- Associated Press - Friday, July 27, 2018

BAMAKO, Mali (AP) - Mali’s voters have been warned: Months before Sunday’s presidential election, the local branch of al-Qaida issued a statement telling people in this increasingly volatile West African nation to stay away from the polls.

High-profile attacks by a number of extremist groups, including fighters linked to the Islamic State organization, are complicating what President Ibrahim Boubacar Keita hopes is the path to a second five-year term. Accusations of heavy-handed counterterror operations by Malian security forces and deadly communal clashes between wary ethnic groups add to the insecurity.

The 73-year-old Keita, who was elected in 2013 with more than 75 percent of the vote in the second round, is likely to win again despite competition from 23 candidates.

“I have hopes of a stable Mali, a peaceful Mali … headed in the right direction,” the president said Tuesday.

His main challenger is 68-year-old Soumaila Cisse, his rival in 2013. The computer science engineer with the Union for Republic and Democracy party has criticized the president for not addressing Mali’s rising insecurity.

Cisse said his campaign team was attacked by gunmen in Timbuktu a few days ago and a car and equipment were stolen.

He told The Associated Press his campaign is based on “the search for security, peace and reconciliation of Malians, and between Malians and state institutions that are not currently serving the population.”

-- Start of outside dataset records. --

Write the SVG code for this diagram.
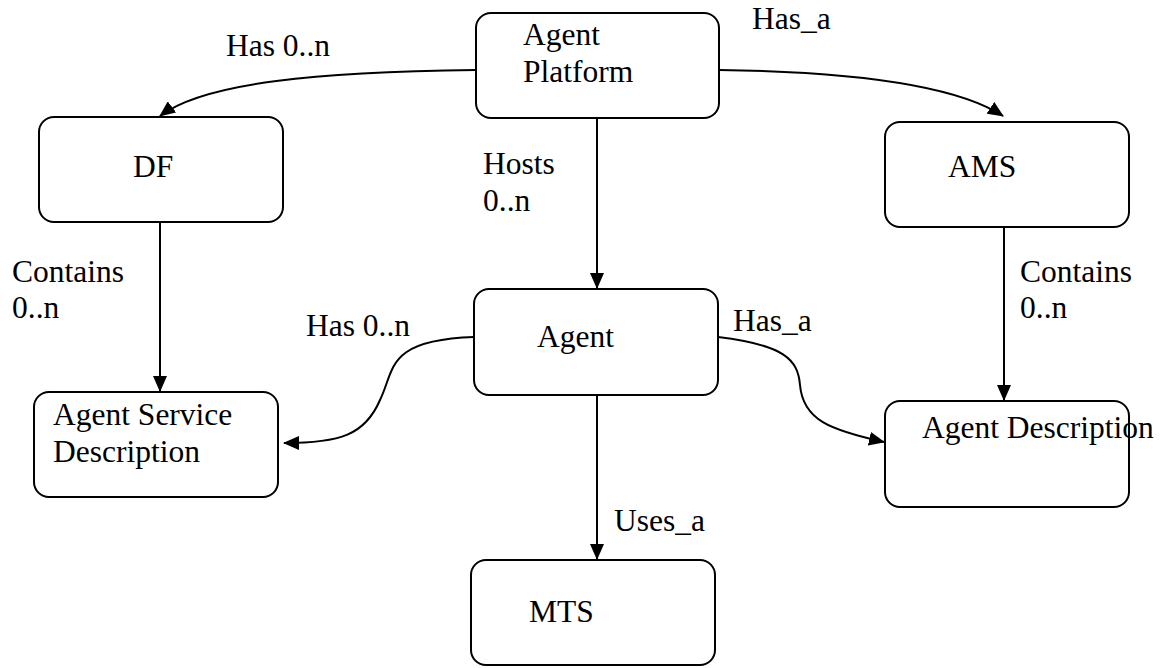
<svg xmlns="http://www.w3.org/2000/svg" width="1166" height="668" viewBox="0 0 1166 668">
  <style>
    .box { fill: #ffffff; stroke: #000000; stroke-width: 2; }
    .lbl { font-family: "Liberation Serif", "Times New Roman", serif; font-size: 31.5px; fill: #000000; }
    .edge { fill: none; stroke: #000000; stroke-width: 2; }
  </style>
  <defs>
    <marker id="arrow" markerWidth="16" markerHeight="14" refX="15" refY="7" orient="auto" markerUnits="userSpaceOnUse">
      <path d="M0,0 L16,7 L0,14 Z" fill="#000000"/>
    </marker>
  </defs>

  <rect width="1166" height="668" fill="#ffffff"/>

  <!-- connectors -->
  <g id="connectors">
    <path class="edge" d="M476,70 C 320,72 205,82 160,116" marker-end="url(#arrow)"/>
    <path class="edge" d="M719,70 C 870,72 960,88 1003,116" marker-end="url(#arrow)"/>
    <path class="edge" d="M597,118 L597,288" marker-end="url(#arrow)"/>
    <path class="edge" d="M160,222 L160,391" marker-end="url(#arrow)"/>
    <path class="edge" d="M1004,227 L1004,400" marker-end="url(#arrow)"/>
    <path class="edge" d="M474,337 C 385,340 395,370 380,400 C 365,435 340,443 284,443" marker-end="url(#arrow)"/>
    <path class="edge" d="M718,337 C 785,345 798,360 800,385 C 803,420 830,430 884,442" marker-end="url(#arrow)"/>
    <path class="edge" d="M597,395 L597,559" marker-end="url(#arrow)"/>

    <text class="lbl" x="226" y="56">Has 0..n</text>
    <text class="lbl" x="752" y="29">Has_a</text>
    <text class="lbl" x="483" y="174">Hosts</text>
    <text class="lbl" x="483" y="211">0..n</text>
    <text class="lbl" x="12" y="282">Contains</text>
    <text class="lbl" x="12" y="318">0..n</text>
    <text class="lbl" x="1020" y="282">Contains</text>
    <text class="lbl" x="1020" y="318">0..n</text>
    <text class="lbl" x="306" y="336">Has 0..n</text>
    <text class="lbl" x="733" y="331">Has_a</text>
    <text class="lbl" x="614" y="531">Uses_a</text>
  </g>

  <!-- nodes -->
  <g id="agent-platform">
    <rect class="box" x="476" y="13" width="243" height="105" rx="15"/>
    <text class="lbl" x="523" y="45">Agent</text>
    <text class="lbl" x="523" y="82">Platform</text>
  </g>
  <g id="df">
    <rect class="box" x="39" y="117" width="244" height="105" rx="15"/>
    <text class="lbl" x="133" y="177">DF</text>
  </g>
  <g id="ams">
    <rect class="box" x="885" y="122" width="244" height="105" rx="15"/>
    <text class="lbl" x="948" y="177">AMS</text>
  </g>
  <g id="agent">
    <rect class="box" x="474" y="289" width="244" height="106" rx="15"/>
    <text class="lbl" x="537" y="347">Agent</text>
  </g>
  <g id="agent-service-description">
    <rect class="box" x="34" y="392" width="244" height="105" rx="15"/>
    <text class="lbl" x="53" y="425">Agent Service</text>
    <text class="lbl" x="53" y="462">Description</text>
  </g>
  <g id="agent-description">
    <rect class="box" x="885" y="401" width="244" height="106" rx="15"/>
    <text class="lbl" x="922" y="438">Agent Description</text>
  </g>
  <g id="mts">
    <rect class="box" x="471" y="560" width="244" height="105" rx="15"/>
    <text class="lbl" x="529" y="622">MTS</text>
  </g>
</svg>
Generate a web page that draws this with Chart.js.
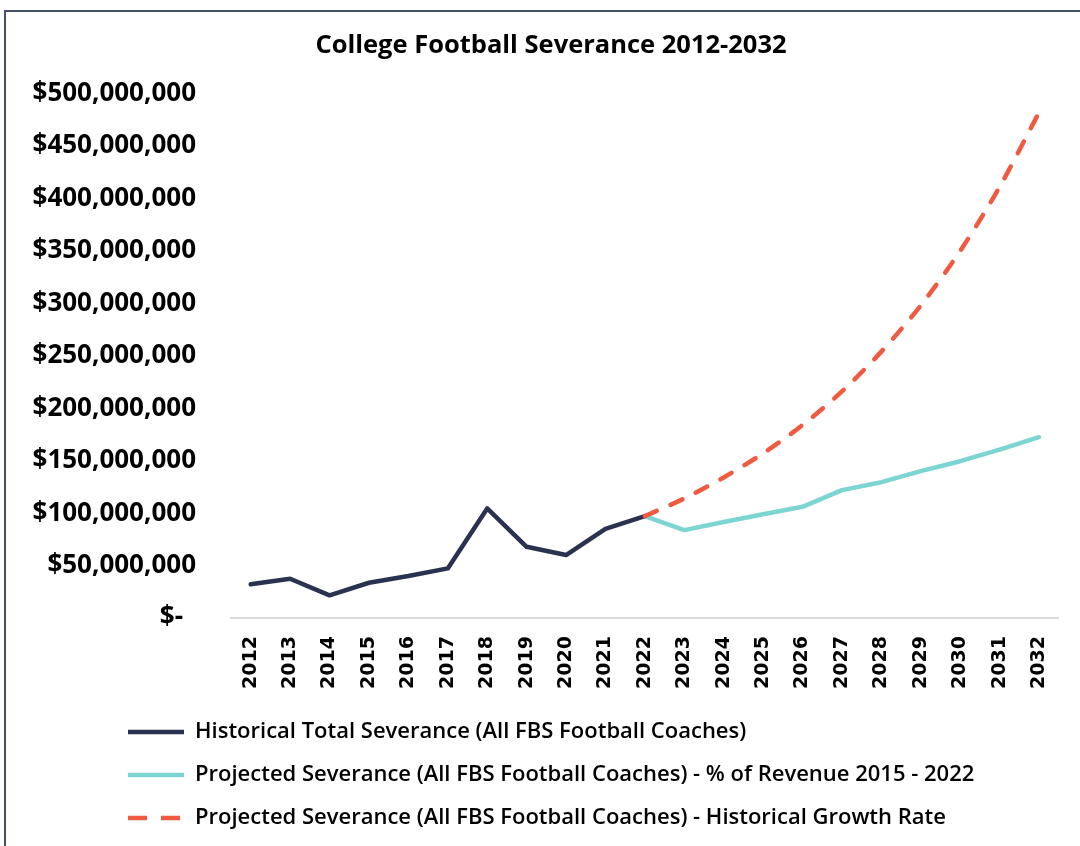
<!DOCTYPE html>
<html>
<head>
<meta charset="utf-8">
<title>College Football Severance 2012-2032</title>
<script src="https://cdn.jsdelivr.net/npm/chart.js@4/dist/chart.umd.min.js"></script>
<style>
  html, body { margin: 0; padding: 0; background: #fff; }
  #wrap { position: relative; width: 1080px; height: 846px; overflow: hidden; }
  #frame {
    position: absolute; left: 4px; top: 10px; right: -10px; bottom: -10px;
    border-left: 2px solid #44506a; border-top: 2px solid #44506a;
    pointer-events: none;
  }
</style>
</head>
<body>
<div id="wrap">
  <canvas id="severanceChart"></canvas>
  <div id="frame"></div>
</div>
<script>
// Years on the x axis
var years = ['2012', '2013', '2014', '2015', '2016', '2017', '2018', '2019', '2020', '2021', '2022',
             '2023', '2024', '2025', '2026', '2027', '2028', '2029', '2030', '2031', '2032'];

// Historical total severance, 2012-2022
var historical = [32100000, 37400000, 21600000, 33600000, 40000000, 47300000, 104500000,
                  67900000, 60000000, 85000000, 97100000,
                  null, null, null, null, null, null, null, null, null, null];

// Projection based on % of revenue 2015 - 2022
var projRevenue = [null, null, null, null, null, null, null, null, null, null, 97100000,
                   83800000, 91500000, 99000000, 106000000, 121900000, 129500000,
                   140000000, 149500000, 160600000, 172400000];

// Projection based on historical growth rate
var projGrowth = [null, null, null, null, null, null, null, null, null, null, 97100000,
                  114000000, 134000000, 157000000, 184000000, 216000000, 254000000,
                  298000000, 350000000, 411000000, 482000000];

var ctx = document.getElementById('severanceChart');

// push the legend rows in so they sit under the plot instead of the left edge
var legendIndent = {
    id: 'legendIndent',
    afterLayout: function(chart) {
        if (chart.legend) chart.legend.left += 77;
    }
};

var chartData = {
    labels: years,
    datasets: [
        {
            label: 'Historical Total Severance (All FBS Football Coaches)',
            data: historical,
            borderColor: '#2b3250',
            backgroundColor: '#2b3250',
            borderWidth: 4.5,
            pointRadius: 0,
            tension: 0,
            borderJoinStyle: 'round',
            borderCapStyle: 'round',
            order: 1
        },
        {
            label: 'Projected Severance (All FBS Football Coaches) - % of Revenue 2015 - 2022',
            data: projRevenue,
            borderColor: '#7dd5d3',
            backgroundColor: '#7dd5d3',
            borderWidth: 4.5,
            pointRadius: 0,
            tension: 0,
            borderJoinStyle: 'round',
            borderCapStyle: 'round',
            order: 2
        },
        {
            label: 'Projected Severance (All FBS Football Coaches) - Historical Growth Rate',
            data: projGrowth,
            borderColor: '#f05a41',
            backgroundColor: '#f05a41',
            borderWidth: 4.5,
            borderDash: [13, 15],
            borderCapStyle: 'round',
            pointRadius: 0,
            tension: 0.3,
            order: 0
        }
    ]
};

var chartOptions = {
    responsive: true,
    maintainAspectRatio: false,
    animation: false,
    layout: {
        padding: { left: 30, right: 8, top: 0, bottom: 7 }
    },
    plugins: {
        title: {
            display: true,
            text: 'College Football Severance 2012-2032',
            color: '#000',
            font: { family: 'Open Sans', size: 25.5, weight: 'bold' },
            padding: { top: 30, bottom: 33 }
        },
        legend: {
            display: true,
            position: 'bottom',
            align: 'start',
            labels: {
                usePointStyle: true,
                pointStyle: 'line',
                pointStyleWidth: 56,
                boxHeight: 22,
                padding: 21,
                color: '#000',
                font: { family: 'Open Sans', size: 22, weight: '600' },
                sort: function(a, b) { return a.datasetIndex - b.datasetIndex; },
                // point style 'line' loses the dataset dash, so copy it back
                generateLabels: function(chart) {
                    var items = Chart.defaults.plugins.legend.labels.generateLabels(chart);
                    items.forEach(function(item) {
                        var ds = chart.data.datasets[item.datasetIndex];
                        item.lineWidth = 4.5;
                        item.lineCap = 'butt';
                        item.lineDash = ds.borderDash ? [19, 14] : [];
                    });
                    return items;
                }
            }
        },
        tooltip: { enabled: false }
    },
    scales: {
        x: {
            offset: true,
            grid: { display: false, drawTicks: false },
            border: { display: true, color: '#d9d9d9', width: 2 },
            ticks: {
                autoSkip: false,
                minRotation: 90,
                maxRotation: 90,
                padding: 18,
                color: '#000',
                font: { family: 'DejaVu Sans', size: 19, weight: 'bold' }
            },
            afterFit: function(scale) { scale.height = 82; }
        },
        y: {
            min: 0,
            max: 500000000,
            grid: { display: false, drawTicks: false },
            border: { display: false },
            ticks: {
                stepSize: 50000000,
                padding: 35,
                color: '#000',
                font: { family: 'Open Sans', size: 26, weight: 'bold' },
                callback: function(value) {
                    if (value === 0) return '$-\u2002';
                    return '$' + value.toLocaleString('en-US');
                }
            },
            afterFit: function(scale) { scale.width = 201; }
        }
    }
};

var severanceChart = new Chart(ctx, {
    type: 'line',
    data: chartData,
    options: chartOptions,
    plugins: [legendIndent]
});
</script>
</body>
</html>
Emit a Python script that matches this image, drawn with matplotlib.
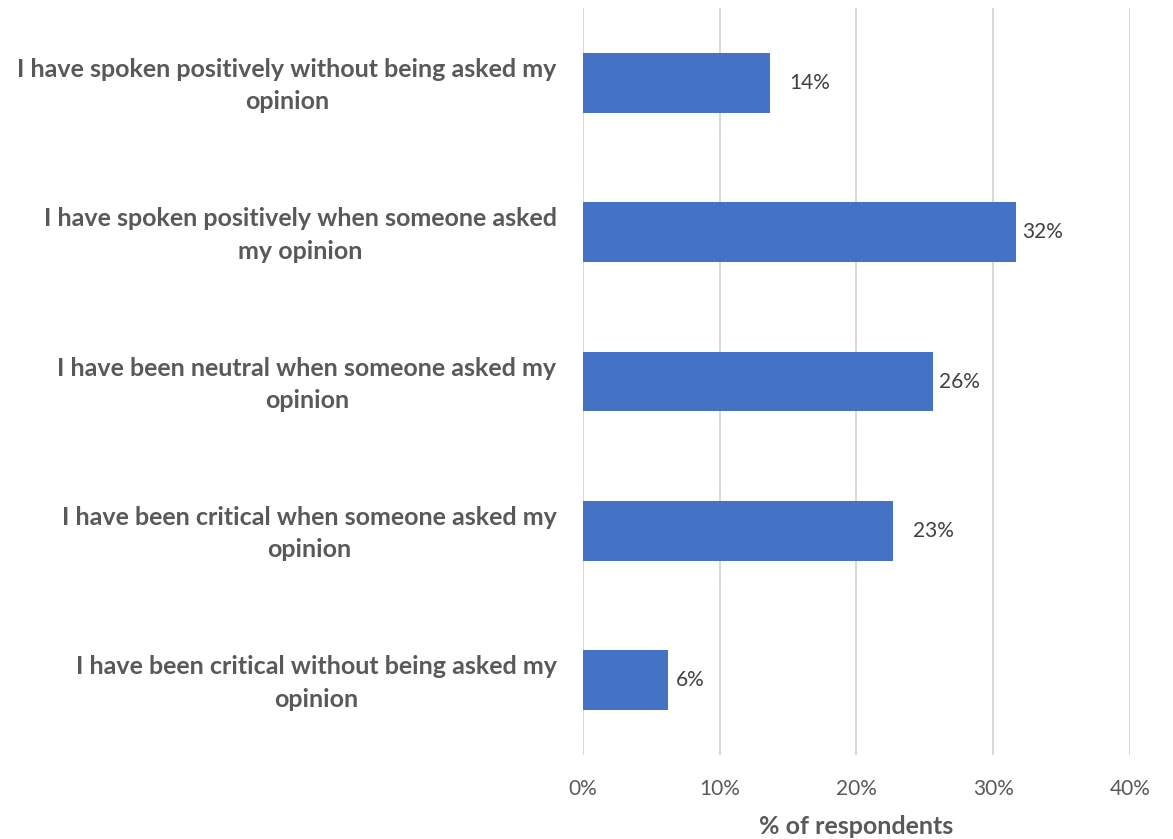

Other candidates include 66-year-old Cheick Modibo Diarra, the former prime minister of the transitional government after the 2012 coup. The astrophysicist who also holds U.S. citizenship has worked with NASA, notably on the Mars Pathfinder mission.

The 58-year-old Aliou Boubacar Diallo of the ADP-Maliba party is a gold mine-owning businessman who has the support of an influential religious leader, Cherif M’Bouye Haidara. Diallo is popular for advocating the economic reintegration of former jihadists.

On Sunday, however, suspected extremists attacked a Diallo campaign team not far from the Mauritanian border.

Meanwhile, several political parties have expressed doubts about a valid election after duplicate and fictitious polling stations were listed on the electoral commission’s website. Cisse said his team has found voters registered several times, calling it worrying.

The government and the electoral commission have promised a smooth vote, but many among Mali’s 8 million registered voters are still worried.

“If you want to make fraud possible, it is enough for political parties to give money to office agents to corrupt them and they will accept people who come with voter cards that do not belong to them,” said Hamadou Guindo, a student in the capital, Bamako. Fraud could lead to post-election violence, he said.

Experts say Mali is less secure than in 2013, after French-backed forces pushed extremists in the north from their strongholds. Deadly attacks by extremists have become more brazen in recent months as they take aim at French and Malian forces and a U.N. peacekeeping mission and move south toward the capital.

A more assertive response by Mali’s security forces to the attacks has led to accusations by human rights groups of extrajudicial killings, while neighbors turn on each other amid suspicions of joining extremist groups.

“I am very scared for the elections in my village,” said shopkeeper Adama Djiguiba, 39. “There is a great risk that there will be terrorist attacks or inter-communal clashes.”

Djiguiba lives in Dogon country in central Mali, which has seen increasing extremist attacks and clashes between ethnic Fulani Muslims and ethnic Dogon.

A recent deadly attack in Sevare in central Mali hit the headquarters of a new West African counterterror force. And last weekend rockets were launched at the Sevare airport, though they did not reach their target.

“The security situation is very fragile, especially lately,” said Ibrahim Maiga, a researcher at the Institute for Security Studies. “I think this situation of insecurity will push the voters not to participate in the vote.”

Some Malians, however, said the threat is leading them to vote for the opposition leader, Cisse.

“I’m afraid for my safety but I’m going to vote because I think Soumaila is the solution to our problems,” said Ali Tolo, a 44-year-old trader in the central city of Mopti. “Nothing works in our region and we cannot even sell our products on the market as the security situation becomes even more serious.”